Stored data:
------------------------------
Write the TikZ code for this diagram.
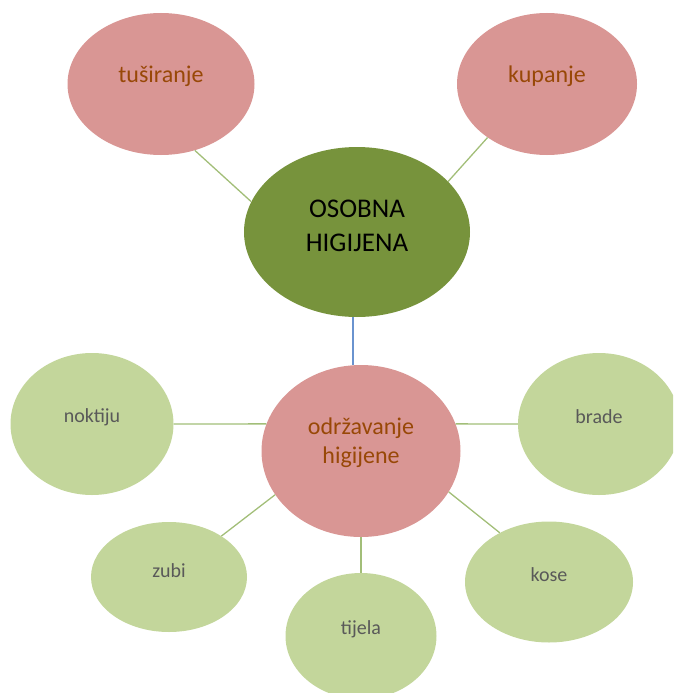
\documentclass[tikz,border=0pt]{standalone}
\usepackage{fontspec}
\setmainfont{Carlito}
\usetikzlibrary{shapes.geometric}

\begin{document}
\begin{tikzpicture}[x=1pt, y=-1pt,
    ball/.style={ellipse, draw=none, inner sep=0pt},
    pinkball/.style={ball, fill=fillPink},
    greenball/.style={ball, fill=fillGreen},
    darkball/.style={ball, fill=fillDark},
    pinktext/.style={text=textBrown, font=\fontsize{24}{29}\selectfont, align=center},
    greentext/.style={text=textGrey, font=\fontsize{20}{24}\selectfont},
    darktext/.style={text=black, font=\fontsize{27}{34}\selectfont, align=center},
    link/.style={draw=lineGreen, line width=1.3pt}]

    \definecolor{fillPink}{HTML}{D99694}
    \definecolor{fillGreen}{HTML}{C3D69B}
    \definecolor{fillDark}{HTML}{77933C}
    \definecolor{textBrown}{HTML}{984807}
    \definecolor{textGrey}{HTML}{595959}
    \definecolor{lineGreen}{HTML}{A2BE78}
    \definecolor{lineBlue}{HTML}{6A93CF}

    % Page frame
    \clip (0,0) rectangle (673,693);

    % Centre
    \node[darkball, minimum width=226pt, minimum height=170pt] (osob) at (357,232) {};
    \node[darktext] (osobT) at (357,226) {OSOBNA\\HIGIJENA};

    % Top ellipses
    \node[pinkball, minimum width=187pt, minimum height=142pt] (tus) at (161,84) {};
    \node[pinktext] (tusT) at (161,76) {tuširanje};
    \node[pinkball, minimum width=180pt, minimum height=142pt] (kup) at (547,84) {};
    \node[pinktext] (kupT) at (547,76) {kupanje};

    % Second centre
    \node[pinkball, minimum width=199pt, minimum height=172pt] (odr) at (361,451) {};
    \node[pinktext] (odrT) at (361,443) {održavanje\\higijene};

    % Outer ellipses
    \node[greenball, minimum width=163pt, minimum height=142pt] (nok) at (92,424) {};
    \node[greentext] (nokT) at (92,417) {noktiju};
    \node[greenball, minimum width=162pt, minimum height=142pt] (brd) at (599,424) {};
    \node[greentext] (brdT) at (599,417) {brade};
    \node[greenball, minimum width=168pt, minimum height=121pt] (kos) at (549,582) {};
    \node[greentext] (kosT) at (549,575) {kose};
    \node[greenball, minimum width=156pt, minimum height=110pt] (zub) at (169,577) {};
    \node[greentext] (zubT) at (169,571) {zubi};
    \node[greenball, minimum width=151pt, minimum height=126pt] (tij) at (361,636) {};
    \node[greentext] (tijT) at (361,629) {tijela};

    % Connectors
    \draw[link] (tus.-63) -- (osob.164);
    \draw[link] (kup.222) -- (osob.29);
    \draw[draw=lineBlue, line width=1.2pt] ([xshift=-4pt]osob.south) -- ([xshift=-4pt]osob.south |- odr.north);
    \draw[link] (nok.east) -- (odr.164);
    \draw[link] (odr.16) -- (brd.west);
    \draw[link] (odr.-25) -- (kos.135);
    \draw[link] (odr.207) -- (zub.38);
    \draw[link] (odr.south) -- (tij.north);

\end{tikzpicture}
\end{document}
------------------------------
Aim of the exercise: Print out the material word for word, omitting the pictures.

Answer for the task:
Write the TikZ code for this diagram.
\documentclass[tikz,border=0pt]{standalone}
\usepackage{fontspec}
\setmainfont{Carlito}
\usetikzlibrary{shapes.geometric}

\begin{document}
\begin{tikzpicture}[x=1pt, y=-1pt,
    ball/.style={ellipse, draw=none, inner sep=0pt},
    pinkball/.style={ball, fill=fillPink},
    greenball/.style={ball, fill=fillGreen},
    darkball/.style={ball, fill=fillDark},
    pinktext/.style={text=textBrown, font=\fontsize{24}{29}\selectfont, align=center},
    greentext/.style={text=textGrey, font=\fontsize{20}{24}\selectfont},
    darktext/.style={text=black, font=\fontsize{27}{34}\selectfont, align=center},
    link/.style={draw=lineGreen, line width=1.3pt}]

    \definecolor{fillPink}{HTML}{D99694}
    \definecolor{fillGreen}{HTML}{C3D69B}
    \definecolor{fillDark}{HTML}{77933C}
    \definecolor{textBrown}{HTML}{984807}
    \definecolor{textGrey}{HTML}{595959}
    \definecolor{lineGreen}{HTML}{A2BE78}
    \definecolor{lineBlue}{HTML}{6A93CF}

    % Page frame
    \clip (0,0) rectangle (673,693);

    % Centre
    \node[darkball, minimum width=226pt, minimum height=170pt] (osob) at (357,232) {};
    \node[darktext] (osobT) at (357,226) {OSOBNA\\HIGIJENA};

    % Top ellipses
    \node[pinkball, minimum width=187pt, minimum height=142pt] (tus) at (161,84) {};
    \node[pinktext] (tusT) at (161,76) {tuširanje};
    \node[pinkball, minimum width=180pt, minimum height=142pt] (kup) at (547,84) {};
    \node[pinktext] (kupT) at (547,76) {kupanje};

    % Second centre
    \node[pinkball, minimum width=199pt, minimum height=172pt] (odr) at (361,451) {};
    \node[pinktext] (odrT) at (361,443) {održavanje\\higijene};

    % Outer ellipses
    \node[greenball, minimum width=163pt, minimum height=142pt] (nok) at (92,424) {};
    \node[greentext] (nokT) at (92,417) {noktiju};
    \node[greenball, minimum width=162pt, minimum height=142pt] (brd) at (599,424) {};
    \node[greentext] (brdT) at (599,417) {brade};
    \node[greenball, minimum width=168pt, minimum height=121pt] (kos) at (549,582) {};
    \node[greentext] (kosT) at (549,575) {kose};
    \node[greenball, minimum width=156pt, minimum height=110pt] (zub) at (169,577) {};
    \node[greentext] (zubT) at (169,571) {zubi};
    \node[greenball, minimum width=151pt, minimum height=126pt] (tij) at (361,636) {};
    \node[greentext] (tijT) at (361,629) {tijela};

    % Connectors
    \draw[link] (tus.-63) -- (osob.164);
    \draw[link] (kup.222) -- (osob.29);
    \draw[draw=lineBlue, line width=1.2pt] ([xshift=-4pt]osob.south) -- ([xshift=-4pt]osob.south |- odr.north);
    \draw[link] (nok.east) -- (odr.164);
    \draw[link] (odr.16) -- (brd.west);
    \draw[link] (odr.-25) -- (kos.135);
    \draw[link] (odr.207) -- (zub.38);
    \draw[link] (odr.south) -- (tij.north);

\end{tikzpicture}
\end{document}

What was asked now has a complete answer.